Despite all complaints, the Powered Suits are easily the coolest thing in this OVA series
Animation-wise, the series is OK. OVAs in the 80s had this stigma of being badly animated, and while there were plenty of examples, Starship Troopers is around the middle of the road. Not Neo-Tokyo levels, but miles ahead from M.D. Geist levels. The other big problem is the character design. In a good anime, every character is distinctive, but not so much here. Considering the OVA devotes a substantial amount of time to these people, everyone looking the same is a big problem.
Unlike the Gundam metaseries, which thrived with strong character drama alongside awesome mecha fights, Starship Troopers lack this balance.
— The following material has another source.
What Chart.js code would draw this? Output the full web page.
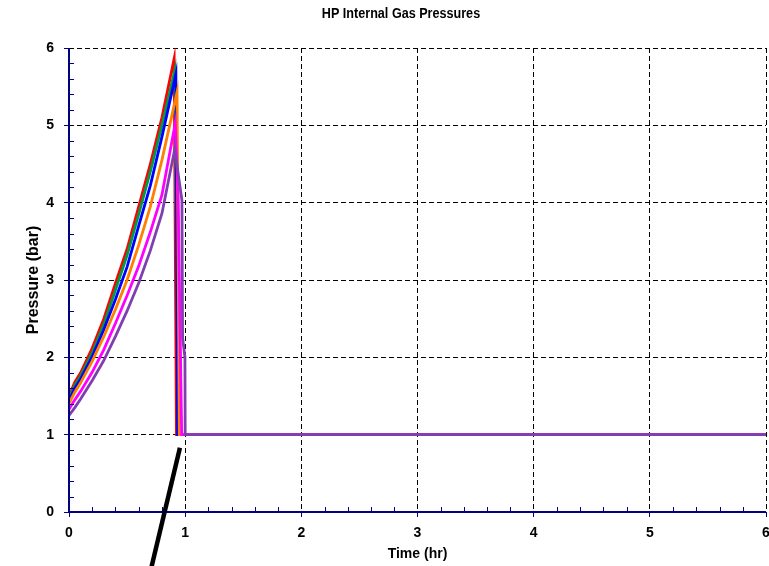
<!DOCTYPE html>
<html>
<head>
<meta charset="utf-8">
<title>HP Internal Gas Pressures</title>
<script src="https://cdn.jsdelivr.net/npm/chart.js@4.4.0/dist/chart.umd.min.js"></script>
<style>
  body { margin: 0; background: #ffffff; }
</style>
</head>
<body>
<canvas id="pressureChart" width="769" height="566"></canvas>
<script>
// Gas pressure traces: time (hr) and pressure (bar) for each run
const run1Time     = [0, 0.05, 0.1, 0.2, 0.3, 0.4, 0.5, 0.6, 0.7, 0.8, 0.905, 0.925, 6];
const run1Pressure = [1.50, 1.68, 1.80, 2.12, 2.50, 2.96, 3.40, 3.95, 4.50, 5.10, 5.86, 1.00, 1.00];

const run2Time     = [0, 0.05, 0.1, 0.2, 0.3, 0.4, 0.5, 0.6, 0.7, 0.8, 0.912, 0.94, 6];
const run2Pressure = [1.47, 1.64, 1.76, 2.06, 2.43, 2.87, 3.32, 3.85, 4.40, 5.00, 5.72, 1.00, 1.00];

const run3Time     = [0, 0.05, 0.1, 0.2, 0.3, 0.4, 0.5, 0.6, 0.7, 0.8, 0.92, 0.935, 6];
const run3Pressure = [1.44, 1.60, 1.72, 2.01, 2.36, 2.75, 3.17, 3.70, 4.22, 4.85, 5.66, 1.00, 1.00];

const run4Time     = [0, 0.05, 0.1, 0.2, 0.3, 0.4, 0.5, 0.6, 0.7, 0.8, 0.93, 0.95, 6];
const run4Pressure = [1.40, 1.55, 1.67, 1.95, 2.27, 2.62, 3.00, 3.45, 3.95, 4.55, 5.43, 1.00, 1.00];

const run5Time     = [0, 0.05, 0.1, 0.2, 0.3, 0.4, 0.5, 0.6, 0.7, 0.8, 0.915, 0.94, 0.97, 6];
const run5Pressure = [1.33, 1.45, 1.56, 1.81, 2.10, 2.44, 2.80, 3.18, 3.62, 4.10, 5.03, 4.05, 1.00, 1.00];

const run6Time     = [0, 0.05, 0.1, 0.2, 0.3, 0.4, 0.5, 0.6, 0.7, 0.8, 0.91, 0.972, 0.978, 0.998, 1.0, 6];
const run6Pressure = [1.25, 1.35, 1.46, 1.70, 1.96, 2.27, 2.60, 2.96, 3.38, 3.86, 4.69, 4.03, 2.25, 2.00, 1.00, 1.00];

const runColors = ['#ff0000', '#009a44', '#0000ff', '#ff8000', '#ff00ff', '#7f3fb0'];

// pointer stroke near the vent time, in data units
const pointerTime     = [0.955, 0.696];
const pointerPressure = [0.83, -0.80];

const axisBlue = '#000080';
const fontFamily = '"Liberation Sans", Arial, sans-serif';

function toPoints(times, pressures) {
    return times.map((t, i) => ({ x: t, y: pressures[i] }));
}

const runs = [
    [run1Time, run1Pressure],
    [run2Time, run2Pressure],
    [run3Time, run3Pressure],
    [run4Time, run4Pressure],
    [run5Time, run5Pressure],
    [run6Time, run6Pressure]
];

const datasets = runs.map(([t, p], i) => ({
    label: 'Run ' + (i + 1),
    data: toPoints(t, p),
    borderColor: runColors[i],
    borderWidth: 2.8,
    pointRadius: 0,
    tension: 0,
    fill: false,
    order: runs.length - i   // last run sits on top
}));

// chart title, a little condensed like the original export
const titlePlugin = {
    id: 'plotTitle',
    afterDraw: (chart) => {
        const ctx = chart.ctx;
        ctx.save();
        ctx.font = 'bold 14px ' + fontFamily;
        ctx.fillStyle = '#000000';
        ctx.textAlign = 'center';
        ctx.textBaseline = 'middle';
        ctx.translate(401, 14);
        ctx.scale(0.9, 1);
        ctx.fillText('HP Internal Gas Pressures', 0, 0);
        ctx.restore();
    }
};

// solid axis lines plus small inward ticks between the labelled ones
const axisPlugin = {
    id: 'axisLines',
    afterDatasetsDraw: (chart) => {
        const ctx = chart.ctx;
        const xs = chart.scales.x;
        const ys = chart.scales.y;
        const area = chart.chartArea;
        ctx.save();
        ctx.strokeStyle = axisBlue;
        ctx.lineWidth = 1;
        ctx.beginPath();
        for (let i = 1; i < 30; i++) {
            if (i % 5 === 0) continue;
            const px = Math.round(xs.getPixelForValue(i * 0.2)) + 0.5;
            ctx.moveTo(px, area.bottom);
            ctx.lineTo(px, area.bottom - 5);
            const py = Math.round(ys.getPixelForValue(i * 0.2)) + 0.5;
            ctx.moveTo(area.left, py);
            ctx.lineTo(area.left + 5, py);
        }
        ctx.stroke();

        const left = Math.round(area.left);
        const bottom = Math.round(area.bottom);
        ctx.lineWidth = 2;
        ctx.beginPath();
        ctx.moveTo(left, area.top);
        ctx.lineTo(left, bottom);
        ctx.lineTo(area.right, bottom);
        ctx.stroke();
        ctx.restore();
    }
};

// heavy black pointer stroke running off the bottom edge
const pointerPlugin = {
    id: 'pointer',
    afterDraw: (chart) => {
        const ctx = chart.ctx;
        const xs = chart.scales.x;
        const ys = chart.scales.y;
        ctx.save();
        ctx.strokeStyle = '#000000';
        ctx.lineWidth = 4.5;
        ctx.beginPath();
        ctx.moveTo(xs.getPixelForValue(pointerTime[0]), ys.getPixelForValue(pointerPressure[0]));
        ctx.lineTo(xs.getPixelForValue(pointerTime[1]), ys.getPixelForValue(pointerPressure[1]));
        ctx.stroke();
        ctx.restore();
    }
};

const gridStyle = {
    color: '#000000',
    lineWidth: 1,
    tickColor: axisBlue,
    tickLength: 5,
    tickWidth: 1,
    tickBorderDash: []
};

// the dash here applies to the grid lines; the axis line itself is drawn by axisPlugin
const borderStyle = { display: false, dash: [5, 3] };

new Chart(document.getElementById('pressureChart').getContext('2d'), {
    type: 'line',
    data: { datasets: datasets },
    options: {
        responsive: false,
        animation: false,
        devicePixelRatio: 1,
        layout: { padding: { left: 0, right: 3, top: 48, bottom: 0 } },
        plugins: {
            legend: { display: false },
            title: { display: false },
            tooltip: { enabled: false }
        },
        scales: {
            x: {
                type: 'linear',
                min: 0,
                max: 6,
                ticks: {
                    stepSize: 1,
                    color: '#000000',
                    padding: 8,
                    font: { family: fontFamily, size: 14, weight: 'bold' }
                },
                grid: gridStyle,
                border: borderStyle,
                title: {
                    display: true,
                    text: 'Time (hr)',
                    color: '#000000',
                    padding: { top: 0, bottom: 3 },
                    font: { family: fontFamily, size: 14, weight: 'bold' }
                },
                afterFit: (scale) => {
                    scale.height = 54;
                    scale.paddingLeft = 0;
                    scale.paddingRight = 0;
                }
            },
            y: {
                type: 'linear',
                min: 0,
                max: 6,
                ticks: {
                    stepSize: 1,
                    color: '#000000',
                    padding: 10,
                    font: { family: fontFamily, size: 14, weight: 'bold' }
                },
                grid: gridStyle,
                border: borderStyle,
                title: {
                    display: true,
                    text: 'Pressure (bar)',
                    color: '#000000',
                    padding: { top: 24, bottom: 0 },
                    font: { family: fontFamily, size: 16, weight: 'bold' }
                },
                afterFit: (scale) => {
                    scale.width = 69;
                    scale.paddingTop = 0;
                    scale.paddingBottom = 0;
                }
            }
        }
    },
    plugins: [titlePlugin, axisPlugin, pointerPlugin]
});
</script>
</body>
</html>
While the action scenes work for the most part, the drama is duller than a butter knife. The music has also aged terribly, and completely unfitting for a dramatic series about war, instead feeling like it belongs in a 1980s greatest hits album. While the animation is okay, the bad character design sets the series back, even further. In conclusion, the Starship Troopers OVA is a resounding dud.
- The Power Suits are a remarkable sight, and still look cool.
- The Action scenes (when they happen) are well done.
- The animation (for an OVA) is quite solid.
- The story itself is deadly dull.
- The character design makes everyone look the same.
- Johnny Rico isn’t an interesting protagonist.
- The music is heavily dated and rips off a 70s hit song, note-for-note.
- The pacing issues cause events which should have happened by the 3rd episode appear 2 episodes later.